Es difícil ser crítico en este país. Muchas personas simplemente no soportan a quienes, sin pelos en la lengua, dicen lo que les parece mal.
En nuestra cultura es mejor pensar -y fingir-, como diría Voltaire, que todo está como en el mejor de los mundos. De opiniones honestas y frontales ni hablar. Todo va de medio filo, procurando quedar bien con el resto.
Es cosa de ver lo que dice el informe del Programa Para el Desarrollo de las Naciones Unidas (PNUD) sobre nuestro carácter: “El temor a las diferencias redunda en su ocultamiento en las conversaciones. Ello explicaría el habla ladina, ambigua, oblicua, descomprometida. Pareciera imperar en muchos el principio de que más vale una mala conversación, por ficticia, desigual y superficial que sea, que el conflicto que acarrearía un intercambio honesto sobre lo que se es y se piensa”.
No puede haber diagnóstico más acertado sobre la forma que tenemos los chilenos de relacionarnos. El problema es que el temor a manifestar nuestros puntos de vista sofoca la actividad crítica y ya sabemos que sin crítica no existe progreso ni libertad.
Pasamos por irrespetuoso a aquel que dice lo que piensa –aunque lo haga educadamente-, declaramos extremista o ignorante al que osa advertir que las cosas podrían cambiar para mal –aun cuando sus pronósticos sean razonables- y descalificamos inmediatamente como cerrado e intolerante al que no está de acuerdo con el discurso políticamente correcto que corea el rebaño –aunque tenga razón-.
“Lo único que haces es criticar, pero no propones nada para cambiar las cosas”. Esa frase es un clásico. Desafortunadamente no puede ser más simplista y falaz. Porque la crítica es un fin en sí misma: ella nos obliga a reflexionar, a defender nuestros puntos de vista, a buscar la verdad, en suma, nos obliga a hacer eso que muchos parecen detestar: ejercicio intelectual.

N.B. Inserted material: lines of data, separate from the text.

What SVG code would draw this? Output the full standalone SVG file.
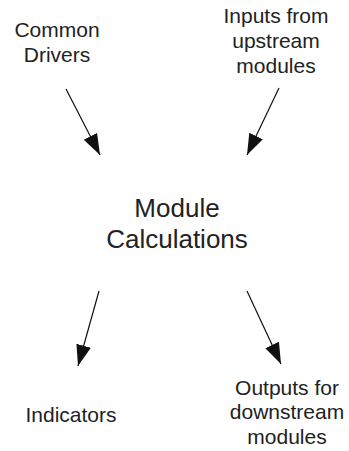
<svg xmlns="http://www.w3.org/2000/svg" width="349" height="451" viewBox="0 0 349 451">
<defs>
<style>
text{font-family:"Liberation Sans",Arial,sans-serif;fill:#222;text-anchor:middle}
.s{font-size:21px}
.b{font-size:26px}
.c{stroke:#111;stroke-width:1.2;fill:none;marker-end:url(#ah)}
</style>
<marker id="ah" markerUnits="userSpaceOnUse" markerWidth="22" markerHeight="16" refX="21" refY="7.5" orient="auto">
<path d="M0,0 L21,7.5 L0,15 z" fill="#111"/>
</marker>
</defs>
<rect width="349" height="451" fill="#fff"/>
<g id="connectors">
<line class="c" x1="66" y1="89" x2="100" y2="155"/>
<line class="c" x1="279" y1="88" x2="247" y2="155"/>
<line class="c" x1="99" y1="291" x2="78" y2="366"/>
<line class="c" x1="247" y1="291" x2="281" y2="364"/>
</g>
<g id="common-drivers">
<text class="s" x="57" y="37">Common</text>
<text class="s" x="57" y="62">Drivers</text>
</g>
<g id="inputs-upstream">
<text class="s" x="276" y="23">Inputs from</text>
<text class="s" x="276" y="48">upstream</text>
<text class="s" x="276" y="73">modules</text>
</g>
<g id="module-calculations">
<text class="b" x="177" y="217">Module</text>
<text class="b" x="177" y="248">Calculations</text>
</g>
<g id="indicators">
<text class="s" x="71" y="422">Indicators</text>
</g>
<g id="outputs-downstream">
<text class="s" x="287" y="395">Outputs for</text>
<text class="s" x="287" y="419">downstream</text>
<text class="s" x="287" y="444">modules</text>
</g>
</svg>
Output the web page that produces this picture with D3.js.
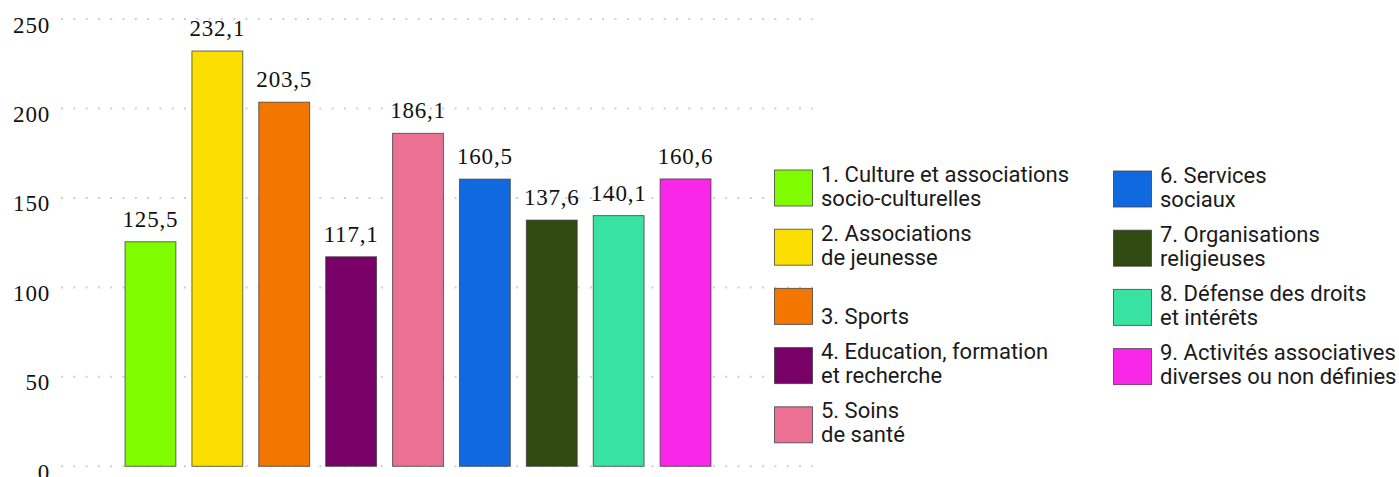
<!DOCTYPE html>
<html>
<head>
<meta charset="utf-8">
<script src="https://cdn.jsdelivr.net/npm/d3@7"></script>
<style>
  body { margin: 0; background: #fff; }
  svg { display: block; }
</style>
</head>
<body>
<script>
// data
var categories = ["1", "2", "3", "4", "5", "6", "7", "8", "9"];
var values = [125.5, 232.1, 203.5, 117.1, 186.1, 160.5, 137.6, 140.1, 160.6];
var colors = ["#80fc00", "#fbdf00", "#f37600", "#780066", "#ea7094", "#1169df", "#314a12", "#38e3a2", "#f927e8"];
var legendLines = [
  ["1. Culture et associations", "socio-culturelles"],
  ["2. Associations", "de jeunesse"],
  ["", "3. Sports"],
  ["4. Education, formation", "et recherche"],
  ["5. Soins", "de santé"],
  ["6. Services", "sociaux"],
  ["7. Organisations", "religieuses"],
  ["8. Défense des droits", "et intérêts"],
  ["9. Activités associatives", "diverses ou non définies"]
];
var yTicks = [0, 50, 100, 150, 200, 250];

var width = 1399, height = 477;
var fmt = function(v) { return d3.format(".1f")(v).replace(".", ","); };

var svg = d3.select("body").append("svg")
    .attr("width", width)
    .attr("height", height);

var x = d3.scaleBand()
    .domain(categories)
    .range([117, 719])
    .paddingInner(0.24)
    .paddingOuter(0.12);

var y = d3.scaleLinear()
    .domain([0, 250])
    .range([466.3, 19]);

// dotted grid
svg.append("g").selectAll("line")
  .data(yTicks)
  .enter().append("line")
    .attr("x1", 61)
    .attr("x2", 813)
    .attr("y1", function(d) { return y(d); })
    .attr("y2", function(d) { return y(d); })
    .attr("stroke", "#c6d4d0")
    .attr("stroke-width", 2)
    .attr("stroke-dasharray", "2 10.3");

// y axis labels
var yAxis = d3.axisLeft(y).tickValues(yTicks).tickSize(0).tickPadding(0);
var ga = svg.append("g")
    .attr("transform", "translate(50,0)")
    .call(yAxis);
ga.select(".domain").remove();
ga.selectAll("text")
    .attr("dy", null)
    .attr("y", 13)
    .attr("fill", "#111")
    .style("font-family", "'Liberation Serif', serif")
    .style("font-size", "23px")
    .style("letter-spacing", "0.8px");

// bars
svg.append("g").selectAll("rect")
  .data(values)
  .enter().append("rect")
    .attr("x", function(d, i) { return x(categories[i]); })
    .attr("y", function(d) { return y(d); })
    .attr("width", x.bandwidth())
    .attr("height", function(d) { return y(0) - y(d); })
    .attr("fill", function(d, i) { return colors[i]; })
    .attr("stroke", "#3a3a3a")
    .attr("stroke-opacity", 0.75)
    .attr("stroke-width", 1);

// value labels
svg.append("g").selectAll("text")
  .data(values)
  .enter().append("text")
    .attr("x", function(d, i) { return x(categories[i]) + x.bandwidth() / 2; })
    .attr("y", function(d) { return y(d) - 15; })
    .attr("text-anchor", "middle")
    .attr("fill", "#111")
    .style("font-family", "'Liberation Serif', serif")
    .style("font-size", "23px")
    .style("letter-spacing", "0.8px")
    .text(function(d) { return fmt(d); });

// legend, two columns
var legend = svg.append("g");
var item = legend.selectAll("g")
  .data(legendLines)
  .enter().append("g")
    .attr("transform", function(d, i) {
      var col = i < 5 ? 0 : 1;
      var row = i < 5 ? i : i - 5;
      var lx = col === 0 ? 774 : 1113;
      var ly = (col === 0 ? 169.5 : 170.5) + row * 59.2;
      return "translate(" + lx + "," + ly + ")";
    });

item.append("rect")
    .attr("x", 0.5)
    .attr("y", 0.5)
    .attr("width", 38)
    .attr("height", 36)
    .attr("fill", function(d, i) { return colors[i]; })
    .attr("stroke", "#3a3a3a")
    .attr("stroke-opacity", 0.75);

item.selectAll("text")
  .data(function(d) { return d; })
  .enter().append("text")
    .attr("x", 47)
    .attr("y", function(d, j) { return 12 + j * 24; })
    .attr("fill", "#1a1a1a")
    .style("font-family", "Roboto, sans-serif")
    .style("font-size", "22px")
    .text(function(d) { return d; });
</script>
</body>
</html>
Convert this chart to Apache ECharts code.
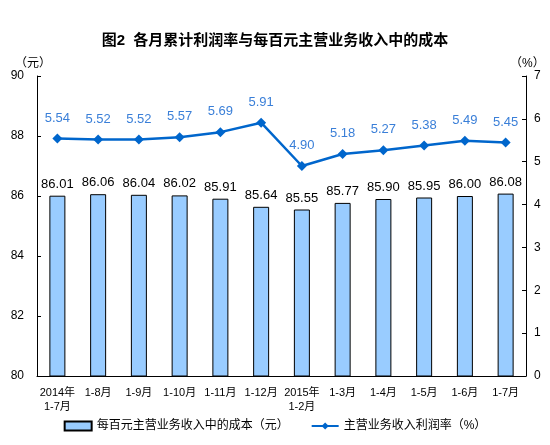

Con la crítica ocurre lo mismo que con el trote: normalmente no trotamos para llegar a alguna parte, sino que trotamos por el bien que nos hace la actividad en sí. No es placentero, pero tonifica nuestros músculos, nos recuerda que la salud mental y física requiere de cierto dolor, elimina las toxinas que atrofian el flujo sanguíneo, nos hace más alerta y finalmente más felices.
Así como del ejercicio físico deriva bienestar corporal y mental, del ejercicio intelectual se sigue un mayor bienestar social. Porque nada puede mejorar si no se diagnostica antes cuál es el problema, sometiendo lo que damos por sentado a un despiadado análisis racional.
Esa es la importancia de discutir de manera honesta. ¿Cuántas opiniones o burdos prejuicios conforme a los cuales dirigimos nuestras vidas resistirían un examen crítico serio?
Sócrates nos enseñó que somos más ignorantes de lo que creemos y no tuvo piedad en dejar en evidencia a los que presumían ser sabios. Por hacerlo fue condenado a muerte.
Y es que la crítica es el presupuesto de la libertad –no suele gustarle a los poderosos ni a las masas políticamente correctas- y su rechazo la fuente de la violencia y la tiranía.
Cuando criticamos obligamos a los demás a reflexionar sobre sus posiciones, sobre su vida y sus ideas, y al hacerlo los arrinconamos contra la verdad, que suele resultar insoportable.